Dataset section >>
+ + + + + + +

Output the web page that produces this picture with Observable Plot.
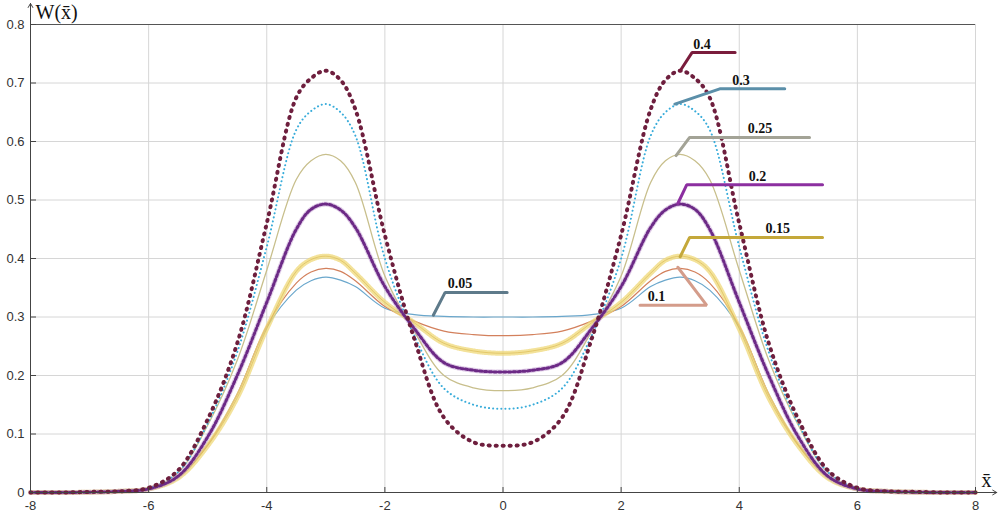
<!DOCTYPE html>
<html>
<head>
<meta charset="utf-8">
<script src="https://cdn.jsdelivr.net/npm/d3@7"></script>
<script src="https://cdn.jsdelivr.net/npm/@observablehq/plot@0.6"></script>
<style>
  html, body { margin: 0; padding: 0; background: #fff; }
</style>
</head>
<body>
<div id="chart"></div>
<script>
// ---- data ----
const xs = [-8,-7.5,-7,-6.5,-6,-5.5,-5,-4.5,-4,-3.5,-3.25,-3,-2.75,-2.5,-2,-1.5,-1,-0.5,0,0.5,1,1.5,2,2.5,2.75,3,3.25,3.5,4,4.5,5,5.5,6,6.5,7,7.5,8];

const w005 = [0,0,0.0005,0.002,0.006,0.026,0.082,0.168,0.282,0.346,0.362,0.368,0.363,0.352,0.315,0.304,0.301,0.300,0.300,0.300,0.301,0.304,0.315,0.352,0.363,0.368,0.362,0.346,0.282,0.168,0.082,0.026,0.006,0.002,0.0005,0,0];
const w01  = [0,0,0.0005,0.002,0.006,0.026,0.082,0.168,0.285,0.358,0.377,0.383,0.378,0.362,0.318,0.293,0.276,0.270,0.268,0.270,0.276,0.293,0.318,0.362,0.378,0.383,0.377,0.358,0.285,0.168,0.082,0.026,0.006,0.002,0.0005,0,0];
const w015 = [0,0,0.0005,0.002,0.006,0.025,0.080,0.162,0.280,0.378,0.398,0.404,0.397,0.375,0.325,0.290,0.255,0.242,0.238,0.242,0.255,0.290,0.325,0.375,0.397,0.404,0.398,0.378,0.280,0.162,0.080,0.025,0.006,0.002,0.0005,0,0];
const w02  = [0,0,0.0005,0.002,0.006,0.028,0.095,0.200,0.325,0.450,0.484,0.493,0.483,0.453,0.352,0.280,0.222,0.209,0.206,0.209,0.222,0.280,0.352,0.453,0.483,0.493,0.484,0.450,0.325,0.200,0.095,0.028,0.006,0.002,0.0005,0,0];
const w025 = [0,0,0.0005,0.002,0.007,0.034,0.115,0.226,0.380,0.535,0.567,0.578,0.567,0.530,0.370,0.275,0.200,0.179,0.174,0.179,0.200,0.275,0.370,0.530,0.567,0.578,0.567,0.535,0.380,0.226,0.115,0.034,0.007,0.002,0.0005,0,0];
const w03  = [0,0,0.0005,0.002,0.007,0.035,0.118,0.240,0.420,0.620,0.652,0.664,0.650,0.610,0.400,0.268,0.178,0.150,0.143,0.150,0.178,0.268,0.400,0.610,0.650,0.664,0.652,0.620,0.420,0.240,0.118,0.035,0.007,0.002,0.0005,0,0];
const w04  = [0,0,0.001,0.002,0.008,0.038,0.125,0.255,0.460,0.675,0.708,0.721,0.705,0.655,0.440,0.262,0.128,0.086,0.080,0.086,0.128,0.262,0.440,0.655,0.705,0.721,0.708,0.675,0.460,0.255,0.125,0.038,0.008,0.002,0.001,0,0];

const xTicks = [-8,-6,-4,-2,0,2,4,6,8];
const yTicks = [0,0.1,0.2,0.3,0.4,0.5,0.6,0.7,0.8];

// callout annotations (data units)
const calloutLabels = ["0.4","0.3","0.25","0.2","0.15","0.1","0.05"];
const calloutAnchorX = [3.0, 2.91, 2.93, 2.96, 3.0, 2.96, -1.18];
const calloutAnchorY = [0.721, 0.664, 0.576, 0.494, 0.403, 0.385, 0.303];
const calloutElbowX  = [3.2, 3.67, 3.16, 3.11, 3.16, 3.45, -0.98];
const calloutElbowY  = [0.752, 0.69, 0.607, 0.526, 0.436, 0.32, 0.342];
const calloutEndX    = [3.93, 4.77, 5.19, 5.41, 5.41, 2.32, 0.07];
const calloutTextX   = [3.37, 4.03, 4.35, 4.31, 4.65, 2.6, -0.73];

// ---- build tables ----
const series = {"0.05": w005, "0.1": w01, "0.15": w015, "0.2": w02, "0.25": w025, "0.3": w03, "0.4": w04};
const pts = name => xs.map((x, i) => ({x, y: series[name][i]}));

const calloutColor = {"0.4":"#7a1c3c","0.3":"#5b8fa9","0.25":"#a3a396","0.2":"#8c2fa0","0.15":"#c4a83a","0.1":"#d49c8a","0.05":"#5e7a8a"};
const calloutPath = calloutLabels.flatMap((lab, i) => [
  {lab, x: calloutAnchorX[i], y: calloutAnchorY[i]},
  {lab, x: calloutElbowX[i], y: calloutElbowY[i]},
  {lab, x: calloutEndX[i], y: calloutElbowY[i]}
]);
const calloutText = calloutLabels.map((lab, i) => ({lab, x: calloutTextX[i], y: calloutElbowY[i]}));

const C = {curve: "catmull-rom", x: "x", y: "y"};

const chart = Plot.plot({
  width: 1002,
  height: 516,
  marginLeft: 30,
  marginRight: 27,
  marginTop: 24,
  marginBottom: 24,
  x: {domain: [-8, 8]},
  y: {domain: [0, 0.8]},
  style: {fontFamily: "'Liberation Sans', Arial, sans-serif", fontSize: "13px", color: "#333", background: "#fff", overflow: "visible"},
  marks: [
    Plot.gridX(xTicks, {stroke: "#d6d6d6", strokeOpacity: 1}),
    Plot.gridY(yTicks, {stroke: "#d6d6d6", strokeOpacity: 1}),
    Plot.ruleY([0.8], {stroke: "#555", strokeWidth: 1}),

    // 0.05 : thin blue line
    Plot.line(pts("0.05"), {...C, stroke: "#6aa7cc", strokeWidth: 1.2}),
    // 0.1 : thin orange line
    Plot.line(pts("0.1"), {...C, stroke: "#d3805c", strokeWidth: 1.2}),
    // 0.25 : thin khaki line
    Plot.line(pts("0.25"), {...C, stroke: "#c8bf8c", strokeWidth: 1.3}),
    // 0.15 : dense yellow markers
    Plot.line(pts("0.15"), {...C, stroke: "#efd878", strokeWidth: 5, strokeDasharray: "1 1.2", strokeOpacity: 0.75}),
    Plot.line(pts("0.15"), {...C, stroke: "#d9b84a", strokeWidth: 1, strokeOpacity: 0.6}),
    // 0.3 : cyan dots
    Plot.line(pts("0.3"), {...C, stroke: "#38acda", strokeWidth: 2, strokeDasharray: "0.1 4", strokeLinecap: "round"}),
    // 0.2 : purple asterisks
    Plot.line(pts("0.2"), {...C, stroke: "#b58ac8", strokeWidth: 5, strokeDasharray: "1.2 1.6", strokeOpacity: 0.45}),
    Plot.line(pts("0.2"), {...C, stroke: "#6c2a86", strokeWidth: 3, strokeDasharray: "2.4 2.4"}),
    // 0.4 : maroon plus markers
    Plot.line(pts("0.4"), {...C, stroke: "#6e1f3e", strokeWidth: 4, strokeDasharray: "0.9 6.1"}),
    Plot.line(pts("0.4"), {...C, stroke: "#6e1f3e", strokeWidth: 0.9, strokeDasharray: "4 3", strokeDashoffset: 1.55}),

    // callouts
    Plot.line(calloutPath, {x: "x", y: "y", z: "lab", stroke: d => calloutColor[d.lab], strokeWidth: 3, strokeLinejoin: "miter"}),
    Plot.text(calloutText, {x: "x", y: "y", text: "lab", lineAnchor: "bottom", dy: -4, fill: "#111",
      fontFamily: "'Liberation Serif', 'Times New Roman', serif", fontWeight: "bold", fontSize: 14}),

    // axes
    Plot.axisY(yTicks, {tickSize: 0, tickPadding: 6, label: null, tickFormat: d => d === 0 ? "0" : d.toFixed(1), fill: "#333"}),
    Plot.axisY(yTicks, {tickSize: 6, text: null, label: null, dx: 6, stroke: "#444"}),
    Plot.axisX(xTicks, {tickSize: 0, tickPadding: 8, label: null, tickFormat: d => String(d), fill: "#333"}),
    Plot.axisX(xTicks, {tickSize: 5, text: null, label: null, dy: -5, stroke: "#444"}),
    Plot.arrow([{x1: -8, y1: 0, x2: 8.36, y2: 0}], {x1: "x1", y1: "y1", x2: "x2", y2: "y2", stroke: "#444", strokeWidth: 1, headLength: 7, bend: 0}),
    Plot.arrow([{x1: -8, y1: 0, x2: -8, y2: 0.836}], {x1: "x1", y1: "y1", x2: "x2", y2: "y2", stroke: "#444", strokeWidth: 1, headLength: 7, bend: 0}),
    Plot.text(["W(x\u0304)"], {frameAnchor: "top-left", dx: 5, dy: -12, lineAnchor: "middle", textAnchor: "start",
      fontFamily: "'Liberation Serif', 'Times New Roman', serif", fontSize: 20, fill: "#111"}),
    Plot.text(["x\u0304"], {frameAnchor: "bottom-right", dx: 11, dy: -12, lineAnchor: "middle", textAnchor: "middle",
      fontFamily: "'Liberation Serif', 'Times New Roman', serif", fontSize: 20, fill: "#111"})
  ]
});
document.getElementById("chart").appendChild(chart);
</script>
</body>
</html>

+ + + + + + +

Written problem >> Find each line holding the string "picture" and copy it out.

Complete answer >>
Output the web page that produces this picture with Observable Plot.

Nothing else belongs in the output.